--- Directions for this task ---
Write out each record again exactly as it stands.

--- Material ---
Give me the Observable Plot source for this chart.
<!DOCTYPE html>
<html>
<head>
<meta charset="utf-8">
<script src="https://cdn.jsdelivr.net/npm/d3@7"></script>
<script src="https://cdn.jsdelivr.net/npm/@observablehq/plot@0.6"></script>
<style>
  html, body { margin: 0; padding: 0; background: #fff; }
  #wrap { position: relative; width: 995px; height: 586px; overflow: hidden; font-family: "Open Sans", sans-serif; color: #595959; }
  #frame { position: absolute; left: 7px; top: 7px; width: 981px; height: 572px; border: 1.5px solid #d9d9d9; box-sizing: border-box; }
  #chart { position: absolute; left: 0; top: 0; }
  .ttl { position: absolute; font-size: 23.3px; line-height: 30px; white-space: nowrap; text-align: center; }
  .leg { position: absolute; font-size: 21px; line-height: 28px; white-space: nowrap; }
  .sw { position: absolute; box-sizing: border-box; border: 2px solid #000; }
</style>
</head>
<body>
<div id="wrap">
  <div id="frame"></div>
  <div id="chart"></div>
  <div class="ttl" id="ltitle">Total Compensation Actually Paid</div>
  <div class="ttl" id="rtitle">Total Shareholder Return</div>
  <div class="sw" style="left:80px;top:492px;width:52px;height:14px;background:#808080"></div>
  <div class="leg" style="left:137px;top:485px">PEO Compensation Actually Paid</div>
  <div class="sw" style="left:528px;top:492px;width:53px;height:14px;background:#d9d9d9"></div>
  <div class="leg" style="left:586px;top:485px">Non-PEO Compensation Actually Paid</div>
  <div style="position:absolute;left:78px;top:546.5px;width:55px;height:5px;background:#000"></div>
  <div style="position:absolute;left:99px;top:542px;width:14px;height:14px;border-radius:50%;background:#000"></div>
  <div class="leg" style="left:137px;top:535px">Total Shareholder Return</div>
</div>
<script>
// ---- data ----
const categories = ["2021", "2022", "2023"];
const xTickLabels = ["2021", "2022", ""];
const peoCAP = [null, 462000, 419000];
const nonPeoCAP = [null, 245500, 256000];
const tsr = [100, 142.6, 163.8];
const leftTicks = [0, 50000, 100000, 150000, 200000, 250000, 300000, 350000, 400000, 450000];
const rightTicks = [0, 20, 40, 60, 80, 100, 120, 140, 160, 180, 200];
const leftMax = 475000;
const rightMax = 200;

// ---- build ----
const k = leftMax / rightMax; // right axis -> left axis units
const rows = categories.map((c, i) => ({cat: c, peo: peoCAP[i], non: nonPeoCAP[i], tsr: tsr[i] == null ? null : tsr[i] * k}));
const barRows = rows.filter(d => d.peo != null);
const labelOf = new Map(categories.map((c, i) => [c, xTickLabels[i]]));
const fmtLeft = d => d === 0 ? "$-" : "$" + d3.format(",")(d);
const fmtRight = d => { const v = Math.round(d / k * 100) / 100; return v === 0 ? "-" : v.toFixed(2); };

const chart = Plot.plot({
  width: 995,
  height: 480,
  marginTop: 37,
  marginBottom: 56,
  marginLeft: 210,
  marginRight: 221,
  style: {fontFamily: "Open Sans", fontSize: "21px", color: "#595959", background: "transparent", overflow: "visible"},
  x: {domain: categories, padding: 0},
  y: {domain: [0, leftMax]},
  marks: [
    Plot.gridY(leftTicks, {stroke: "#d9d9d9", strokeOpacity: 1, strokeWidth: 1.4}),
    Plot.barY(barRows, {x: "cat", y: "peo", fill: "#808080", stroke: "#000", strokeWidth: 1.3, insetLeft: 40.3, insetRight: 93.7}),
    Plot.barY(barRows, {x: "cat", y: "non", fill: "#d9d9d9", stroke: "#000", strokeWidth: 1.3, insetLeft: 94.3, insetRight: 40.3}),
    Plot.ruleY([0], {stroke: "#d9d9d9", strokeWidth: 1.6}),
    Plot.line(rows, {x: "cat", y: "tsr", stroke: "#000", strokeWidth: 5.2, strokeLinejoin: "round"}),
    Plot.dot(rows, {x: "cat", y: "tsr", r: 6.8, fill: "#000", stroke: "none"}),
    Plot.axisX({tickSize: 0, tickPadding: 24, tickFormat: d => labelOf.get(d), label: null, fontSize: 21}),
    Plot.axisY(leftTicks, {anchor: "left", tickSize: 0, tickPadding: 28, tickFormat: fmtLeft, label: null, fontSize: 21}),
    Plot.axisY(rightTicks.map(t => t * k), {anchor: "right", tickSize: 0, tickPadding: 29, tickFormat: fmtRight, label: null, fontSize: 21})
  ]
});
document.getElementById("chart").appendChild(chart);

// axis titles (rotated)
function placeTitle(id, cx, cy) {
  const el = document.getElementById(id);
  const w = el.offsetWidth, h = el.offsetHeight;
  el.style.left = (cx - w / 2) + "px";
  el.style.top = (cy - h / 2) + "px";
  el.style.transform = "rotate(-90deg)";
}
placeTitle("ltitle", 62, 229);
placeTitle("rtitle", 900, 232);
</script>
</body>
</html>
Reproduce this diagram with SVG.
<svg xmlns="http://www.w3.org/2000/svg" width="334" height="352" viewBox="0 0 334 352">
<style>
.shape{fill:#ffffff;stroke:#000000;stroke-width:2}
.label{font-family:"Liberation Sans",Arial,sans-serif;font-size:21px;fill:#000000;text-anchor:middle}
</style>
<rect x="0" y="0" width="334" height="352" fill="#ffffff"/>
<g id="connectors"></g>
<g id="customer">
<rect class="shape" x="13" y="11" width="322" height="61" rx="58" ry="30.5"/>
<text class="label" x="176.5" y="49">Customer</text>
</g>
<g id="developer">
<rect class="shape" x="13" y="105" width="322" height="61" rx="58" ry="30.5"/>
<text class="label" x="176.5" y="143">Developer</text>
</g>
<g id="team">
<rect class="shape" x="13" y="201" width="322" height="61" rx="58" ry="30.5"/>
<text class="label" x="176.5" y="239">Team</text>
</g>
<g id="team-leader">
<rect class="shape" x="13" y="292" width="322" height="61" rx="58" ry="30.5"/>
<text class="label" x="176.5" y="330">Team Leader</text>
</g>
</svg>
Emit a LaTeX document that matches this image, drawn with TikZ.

--- Solution below ---
Give me the Observable Plot source for this chart.
<!DOCTYPE html>
<html>
<head>
<meta charset="utf-8">
<script src="https://cdn.jsdelivr.net/npm/d3@7"></script>
<script src="https://cdn.jsdelivr.net/npm/@observablehq/plot@0.6"></script>
<style>
  html, body { margin: 0; padding: 0; background: #fff; }
  #wrap { position: relative; width: 995px; height: 586px; overflow: hidden; font-family: "Open Sans", sans-serif; color: #595959; }
  #frame { position: absolute; left: 7px; top: 7px; width: 981px; height: 572px; border: 1.5px solid #d9d9d9; box-sizing: border-box; }
  #chart { position: absolute; left: 0; top: 0; }
  .ttl { position: absolute; font-size: 23.3px; line-height: 30px; white-space: nowrap; text-align: center; }
  .leg { position: absolute; font-size: 21px; line-height: 28px; white-space: nowrap; }
  .sw { position: absolute; box-sizing: border-box; border: 2px solid #000; }
</style>
</head>
<body>
<div id="wrap">
  <div id="frame"></div>
  <div id="chart"></div>
  <div class="ttl" id="ltitle">Total Compensation Actually Paid</div>
  <div class="ttl" id="rtitle">Total Shareholder Return</div>
  <div class="sw" style="left:80px;top:492px;width:52px;height:14px;background:#808080"></div>
  <div class="leg" style="left:137px;top:485px">PEO Compensation Actually Paid</div>
  <div class="sw" style="left:528px;top:492px;width:53px;height:14px;background:#d9d9d9"></div>
  <div class="leg" style="left:586px;top:485px">Non-PEO Compensation Actually Paid</div>
  <div style="position:absolute;left:78px;top:546.5px;width:55px;height:5px;background:#000"></div>
  <div style="position:absolute;left:99px;top:542px;width:14px;height:14px;border-radius:50%;background:#000"></div>
  <div class="leg" style="left:137px;top:535px">Total Shareholder Return</div>
</div>
<script>
// ---- data ----
const categories = ["2021", "2022", "2023"];
const xTickLabels = ["2021", "2022", ""];
const peoCAP = [null, 462000, 419000];
const nonPeoCAP = [null, 245500, 256000];
const tsr = [100, 142.6, 163.8];
const leftTicks = [0, 50000, 100000, 150000, 200000, 250000, 300000, 350000, 400000, 450000];
const rightTicks = [0, 20, 40, 60, 80, 100, 120, 140, 160, 180, 200];
const leftMax = 475000;
const rightMax = 200;

// ---- build ----
const k = leftMax / rightMax; // right axis -> left axis units
const rows = categories.map((c, i) => ({cat: c, peo: peoCAP[i], non: nonPeoCAP[i], tsr: tsr[i] == null ? null : tsr[i] * k}));
const barRows = rows.filter(d => d.peo != null);
const labelOf = new Map(categories.map((c, i) => [c, xTickLabels[i]]));
const fmtLeft = d => d === 0 ? "$-" : "$" + d3.format(",")(d);
const fmtRight = d => { const v = Math.round(d / k * 100) / 100; return v === 0 ? "-" : v.toFixed(2); };

const chart = Plot.plot({
  width: 995,
  height: 480,
  marginTop: 37,
  marginBottom: 56,
  marginLeft: 210,
  marginRight: 221,
  style: {fontFamily: "Open Sans", fontSize: "21px", color: "#595959", background: "transparent", overflow: "visible"},
  x: {domain: categories, padding: 0},
  y: {domain: [0, leftMax]},
  marks: [
    Plot.gridY(leftTicks, {stroke: "#d9d9d9", strokeOpacity: 1, strokeWidth: 1.4}),
    Plot.barY(barRows, {x: "cat", y: "peo", fill: "#808080", stroke: "#000", strokeWidth: 1.3, insetLeft: 40.3, insetRight: 93.7}),
    Plot.barY(barRows, {x: "cat", y: "non", fill: "#d9d9d9", stroke: "#000", strokeWidth: 1.3, insetLeft: 94.3, insetRight: 40.3}),
    Plot.ruleY([0], {stroke: "#d9d9d9", strokeWidth: 1.6}),
    Plot.line(rows, {x: "cat", y: "tsr", stroke: "#000", strokeWidth: 5.2, strokeLinejoin: "round"}),
    Plot.dot(rows, {x: "cat", y: "tsr", r: 6.8, fill: "#000", stroke: "none"}),
    Plot.axisX({tickSize: 0, tickPadding: 24, tickFormat: d => labelOf.get(d), label: null, fontSize: 21}),
    Plot.axisY(leftTicks, {anchor: "left", tickSize: 0, tickPadding: 28, tickFormat: fmtLeft, label: null, fontSize: 21}),
    Plot.axisY(rightTicks.map(t => t * k), {anchor: "right", tickSize: 0, tickPadding: 29, tickFormat: fmtRight, label: null, fontSize: 21})
  ]
});
document.getElementById("chart").appendChild(chart);

// axis titles (rotated)
function placeTitle(id, cx, cy) {
  const el = document.getElementById(id);
  const w = el.offsetWidth, h = el.offsetHeight;
  el.style.left = (cx - w / 2) + "px";
  el.style.top = (cy - h / 2) + "px";
  el.style.transform = "rotate(-90deg)";
}
placeTitle("ltitle", 62, 229);
placeTitle("rtitle", 900, 232);
</script>
</body>
</html>
Reproduce this diagram with SVG.
<svg xmlns="http://www.w3.org/2000/svg" width="334" height="352" viewBox="0 0 334 352">
<style>
.shape{fill:#ffffff;stroke:#000000;stroke-width:2}
.label{font-family:"Liberation Sans",Arial,sans-serif;font-size:21px;fill:#000000;text-anchor:middle}
</style>
<rect x="0" y="0" width="334" height="352" fill="#ffffff"/>
<g id="connectors"></g>
<g id="customer">
<rect class="shape" x="13" y="11" width="322" height="61" rx="58" ry="30.5"/>
<text class="label" x="176.5" y="49">Customer</text>
</g>
<g id="developer">
<rect class="shape" x="13" y="105" width="322" height="61" rx="58" ry="30.5"/>
<text class="label" x="176.5" y="143">Developer</text>
</g>
<g id="team">
<rect class="shape" x="13" y="201" width="322" height="61" rx="58" ry="30.5"/>
<text class="label" x="176.5" y="239">Team</text>
</g>
<g id="team-leader">
<rect class="shape" x="13" y="292" width="322" height="61" rx="58" ry="30.5"/>
<text class="label" x="176.5" y="330">Team Leader</text>
</g>
</svg>
Emit a LaTeX document that matches this image, drawn with TikZ.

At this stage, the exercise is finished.